- TASK REQUIREMENTS
Find how many lines hold the word "React". Give only the number.
--*--
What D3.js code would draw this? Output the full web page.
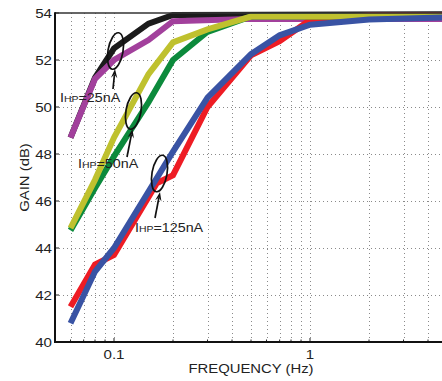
<!DOCTYPE html>
<html><head><meta charset="utf-8">
<script src="https://cdn.jsdelivr.net/npm/d3@7"></script>
<style>body{margin:0;background:#fff}svg{display:block}text{font-family:"Liberation Sans",Arial,sans-serif;fill:#222}</style>
</head><body><svg id="c" width="442" height="381"></svg>
<script>
// ---- data ----
const yTicks = [40, 42, 44, 46, 48, 50, 52, 54];
const xTickLabels = [0.1, 1];
const xGrid = [0.06, 0.07, 0.08, 0.09, 0.1, 0.2, 0.3, 0.4, 0.5, 0.6, 0.7, 0.8, 0.9, 1, 2, 3, 4];
const redF = [0.06, 0.08, 0.1, 0.165, 0.2, 0.3, 0.5, 0.7, 1, 2, 5];
const redG = [41.5, 43.3, 43.7, 46.75, 47.1, 50.0, 52.2, 52.8, 53.7, 53.9, 53.9];
const blueF = [0.06, 0.08, 0.1, 0.2, 0.3, 0.5, 0.7, 1, 2, 5];
const blueG = [40.8, 43.0, 44.0, 48.1, 50.4, 52.25, 53.05, 53.5, 53.72, 53.82];
const blackF = [0.06, 0.08, 0.1, 0.15, 0.2, 5];
const blackG = [48.7, 51.25, 52.5, 53.55, 53.92, 53.95];
const purpleF = [0.06, 0.08, 0.1, 0.15, 0.2, 0.5, 5];
const purpleG = [48.7, 51.2, 52.0, 52.85, 53.65, 53.75, 53.75];
const greenF = [0.06, 0.08, 0.1, 0.15, 0.2, 0.3, 0.5, 5];
const greenG = [44.75, 46.55, 47.9, 50.2, 52.0, 53.2, 53.85, 53.85];
const yellowF = [0.06, 0.08, 0.1, 0.15, 0.2, 0.3, 0.5, 5];
const yellowG = [44.85, 46.9, 48.7, 51.4, 52.75, 53.3, 53.85, 53.85];
const seriesOrder = [
  {f: blackF, g: blackG, color: "#1b1b1b"},
  {f: purpleF, g: purpleG, color: "#a2409c"},
  {f: redF, g: redG, color: "#ee1c24"},
  {f: greenF, g: greenG, color: "#0c8a3c"},
  {f: yellowF, g: yellowG, color: "#bfc12e"},
  {f: blueF, g: blueG, color: "#3953a4"}
];
const annotations = [
  {num: "25nA", lx: 60, ly: 102, ex: 115.5, ey: 51, ax1: 113, ay1: 89, ax2: 115, ay2: 69},
  {num: "50nA", lx: 78, ly: 168, ex: 133.5, ey: 111, ax1: 127, ay1: 157, ax2: 132.5, ay2: 129},
  {num: "125nA", lx: 135, ly: 232, ex: 159.5, ey: 173.5, ax1: 155, ay1: 218, ax2: 160, ay2: 192}
];

// ---- layout ----
const L = 55, R = 447, T = 13, B = 342;
const svg = d3.select("#c");
const x = d3.scaleLog().domain([0.05, 5]).range([L, R]);
const y = d3.scaleLinear().domain([40, 54]).range([B, T]);

// grid
const grid = svg.append("g").attr("stroke", "#8a8a8a").attr("stroke-width", 1).attr("stroke-dasharray", "1,3");
grid.selectAll(".vg").data(xGrid).join("line")
  .attr("x1", d => Math.round(x(d)) + 0.5).attr("x2", d => Math.round(x(d)) + 0.5)
  .attr("y1", T).attr("y2", B);
grid.selectAll(".hg").data(yTicks.slice(1, -1)).join("line")
  .attr("y1", d => Math.round(y(d)) + 0.5).attr("y2", d => Math.round(y(d)) + 0.5)
  .attr("x1", L).attr("x2", R);

// ticks (inward)
const tk = svg.append("g").attr("stroke", "#222").attr("stroke-width", 1);
tk.selectAll(".yt").data(yTicks).join("line")
  .attr("x1", L).attr("x2", L + 4).attr("y1", d => y(d)).attr("y2", d => y(d));
tk.selectAll(".xt").data(xGrid).join("line")
  .attr("x1", d => x(d)).attr("x2", d => x(d)).attr("y1", B)
  .attr("y2", d => xTickLabels.includes(d) ? B - 4 : B - 2.5);

// lines
const line = d3.line().x(d => x(d[0])).y(d => y(d[1]));
const plot = svg.append("g");
seriesOrder.forEach(s => {
  plot.append("path").datum(s.f.map((f, i) => [f, s.g[i]]))
    .attr("d", line).attr("fill", "none").attr("stroke", s.color)
    .attr("stroke-width", 6).attr("stroke-linejoin", "miter").attr("stroke-linecap", "butt");
});

// axes frame
svg.append("line").attr("x1", L).attr("x2", R).attr("y1", T).attr("y2", T).attr("stroke", "#333").attr("stroke-width", 1.5);
svg.append("line").attr("x1", L).attr("x2", L).attr("y1", T - 0.75).attr("y2", B + 1).attr("stroke", "#111").attr("stroke-width", 2);
svg.append("line").attr("x1", L - 1).attr("x2", R).attr("y1", B).attr("y2", B).attr("stroke", "#111").attr("stroke-width", 2);

// tick labels
function stretched(sel, sx, ax, ay) {
  sel.attr("transform", `translate(${ax},${ay}) scale(${sx},1)`);
}
svg.selectAll(".yl").data(yTicks).join("text")
  .attr("text-anchor", "end").attr("font-size", 13.5).attr("dy", "0.36em")
  .each(function(d) { stretched(d3.select(this), 1.12, 52, y(d)); })
  .text(d => d);
svg.selectAll(".xl").data(xTickLabels).join("text")
  .attr("text-anchor", "middle").attr("font-size", 13.5)
  .each(function(d) { stretched(d3.select(this), 1.12, x(d), 359); })
  .text(d => d);

// axis titles
svg.append("text").attr("text-anchor", "middle").attr("font-size", 13.5)
  .attr("transform", `translate(${(L + R) / 2},373) scale(1.1,1)`).text("FREQUENCY (Hz)");
svg.append("text").attr("text-anchor", "middle").attr("font-size", 13.5)
  .attr("transform", `translate(29,${(T + B) / 2}) rotate(-90) scale(1.1,1)`).text("GAIN (dB)");

// annotations
const ann = svg.append("g");
annotations.forEach(a => {
  ann.append("ellipse").attr("cx", 0).attr("cy", 0).attr("rx", 7.5).attr("ry", 18.5)
    .attr("transform", `translate(${a.ex},${a.ey}) rotate(10)`)
    .attr("fill", "none").attr("stroke", "#111").attr("stroke-width", 1.7);
  const ang = Math.atan2(a.ay2 - a.ay1, a.ax2 - a.ax1);
  ann.append("line").attr("x1", a.ax1).attr("y1", a.ay1).attr("x2", a.ax2 - 6 * Math.cos(ang)).attr("y2", a.ay2 - 6 * Math.sin(ang))
    .attr("stroke", "#111").attr("stroke-width", 1.7);
  const hl = 9, hw = 3.2;
  const bx = a.ax2 - hl * Math.cos(ang), by = a.ay2 - hl * Math.sin(ang);
  const px = -Math.sin(ang), py = Math.cos(ang);
  ann.append("path").attr("d", `M${a.ax2},${a.ay2} L${bx + hw * px},${by + hw * py} L${a.ax2 - 5.5 * Math.cos(ang)},${a.ay2 - 5.5 * Math.sin(ang)} L${bx - hw * px},${by - hw * py} Z`)
    .attr("fill", "#111");
  const t = ann.append("text").attr("font-size", 13).attr("transform", `translate(${a.lx},${a.ly}) scale(1.1,1)`);
  t.append("tspan").text("I");
  t.append("tspan").attr("font-size", 9.5).text("HP");
  t.append("tspan").text("=" + a.num);
});
</script></body></html>
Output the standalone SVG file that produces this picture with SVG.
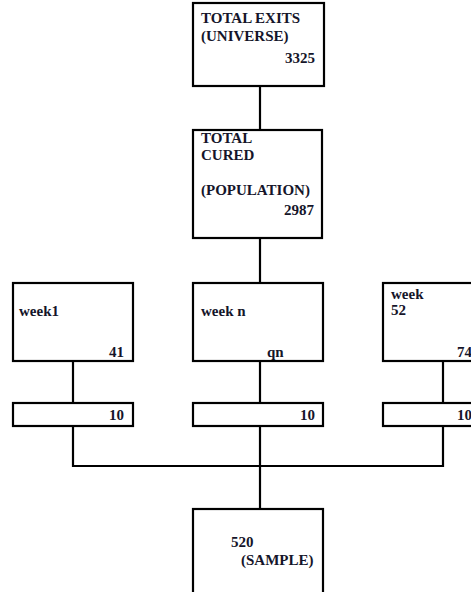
<svg xmlns="http://www.w3.org/2000/svg" width="471" height="592" viewBox="0 0 471 592">
<style>
.box{fill:#fff;stroke:#000;stroke-width:2.2}
.ln{fill:none;stroke:#000;stroke-width:2.2}
text{font-family:"Liberation Serif","Times New Roman",serif;font-weight:bold;font-size:15px;fill:#15152a}
.r{text-anchor:end}
</style>
<rect width="471" height="592" fill="#fff"/>
<g id="connectors">
<line class="ln" x1="260" y1="86" x2="260" y2="130"/>
<line class="ln" x1="260" y1="238" x2="260" y2="283"/>
<line class="ln" x1="73" y1="361" x2="73" y2="403"/>
<line class="ln" x1="260" y1="361" x2="260" y2="403"/>
<line class="ln" x1="443" y1="361" x2="443" y2="403"/>
<polyline class="ln" points="73,426 73,466 443,466 443,426"/>
<line class="ln" x1="260" y1="426" x2="260" y2="509"/>
</g>
<g id="universe">
<rect class="box" x="193" y="3" width="131" height="83"/>
<text x="201" y="23">TOTAL EXITS</text>
<text x="201" y="41">(UNIVERSE)</text>
<text class="r" x="315" y="63">3325</text>
</g>
<g id="population">
<rect class="box" x="193" y="130" width="129" height="108"/>
<text x="201" y="143">TOTAL</text>
<text x="201" y="160">CURED</text>
<text x="201" y="195">(POPULATION)</text>
<text class="r" x="314" y="215">2987</text>
</g>
<g id="week1">
<rect class="box" x="13" y="283" width="120" height="78"/>
<text x="19" y="316">week1</text>
<text class="r" x="124" y="357">41</text>
</g>
<g id="weekn">
<rect class="box" x="193" y="283" width="130" height="78"/>
<text x="201" y="316">week n</text>
<text x="267" y="357">qn</text>
</g>
<g id="week52">
<rect class="box" x="383" y="283" width="130" height="78"/>
<text x="391" y="299">week</text>
<text x="391" y="315">52</text>
<text x="457" y="357">74</text>
</g>
<g id="s1">
<rect class="box" x="13" y="403" width="120" height="23"/>
<text class="r" x="124" y="420">10</text>
</g>
<g id="sn">
<rect class="box" x="193" y="403" width="130" height="23"/>
<text class="r" x="315" y="420">10</text>
</g>
<g id="s52">
<rect class="box" x="383" y="403" width="130" height="23"/>
<text x="457" y="420">10</text>
</g>
<g id="sample">
<rect class="box" x="193" y="509" width="130" height="100"/>
<text x="231" y="547">520</text>
<text x="241" y="565">(SAMPLE)</text>
</g>
</svg>
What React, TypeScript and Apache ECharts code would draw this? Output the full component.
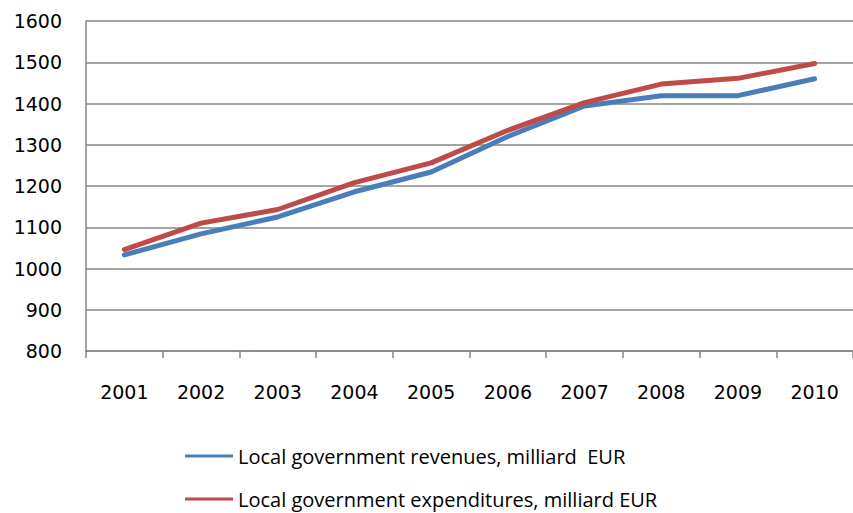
import React, { useEffect, useRef } from "react";
import * as echarts from "echarts";

const years = ["2001", "2002", "2003", "2004", "2005", "2006", "2007", "2008", "2009", "2010"];
const revenues = [1033, 1084, 1125, 1186, 1234, 1320, 1394, 1419, 1419, 1460];
const expenditures = [1046, 1110, 1143, 1208, 1256, 1335, 1402, 1447, 1461, 1497];
const revenuesName = "Local government revenues, milliard  EUR";
const expendituresName = "Local government expenditures, milliard EUR";

const AXIS_FONT = "DejaVu Sans";
const LEGEND_FONT = "Open Sans";
const BLUE = "#4A7EBB";
const RED = "#BE4B48";

export default function App() {
  const ref = useRef<HTMLDivElement>(null);
  useEffect(() => {
    if (!ref.current) return;
    const chart = echarts.init(ref.current, null, { renderer: "svg" });
    const legendBase = {
      orient: "horizontal",
      left: 180,
      itemWidth: 48,
      itemHeight: 3,
      itemGap: 6,
      icon: "rect",
      textStyle: { fontFamily: LEGEND_FONT, fontSize: 20, color: "#000" },
    };
    chart.setOption({
      animation: false,
      backgroundColor: "#ffffff",
      grid: { left: 86, top: 21, width: 770, height: 330, containLabel: false },
      legend: [
        { ...legendBase, top: 441, data: [{ name: revenuesName, itemStyle: { color: BLUE } }] },
        { ...legendBase, top: 484, data: [{ name: expendituresName, itemStyle: { color: RED } }] },
      ],
      xAxis: {
        type: "category",
        data: years,
        boundaryGap: true,
        axisLine: { lineStyle: { color: "#868686", width: 1.5 } },
        axisTick: { show: true, length: 7, lineStyle: { color: "#868686", width: 1.5 } },
        axisLabel: { fontFamily: AXIS_FONT, fontSize: 19, color: "#000", margin: 31 },
        splitLine: { show: false },
      },
      yAxis: {
        type: "value",
        min: 800,
        max: 1600,
        interval: 100,
        axisLine: { show: true, lineStyle: { color: "#868686", width: 1.5 } },
        axisTick: { show: false },
        axisLabel: {
          fontFamily: AXIS_FONT,
          fontSize: 19,
          color: "#000",
          margin: 24,
          formatter: (v: number) => String(v),
        },
        splitLine: { show: true, lineStyle: { color: "#868686", width: 1.5 } },
      },
      series: [
        {
          name: revenuesName,
          type: "line",
          data: revenues,
          symbol: "none",
          color: BLUE,
          lineStyle: { color: BLUE, width: 5, cap: "round", join: "round" },
        },
        {
          name: expendituresName,
          type: "line",
          data: expenditures,
          symbol: "none",
          color: RED,
          lineStyle: { color: RED, width: 5, cap: "round", join: "round" },
        },
      ],
    });
    return () => chart.dispose();
  }, []);
  return <div ref={ref} style={{ width: 853, height: 513, position: "fixed", left: 0, top: 0 }} />;
}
--*--
- ANSWER
2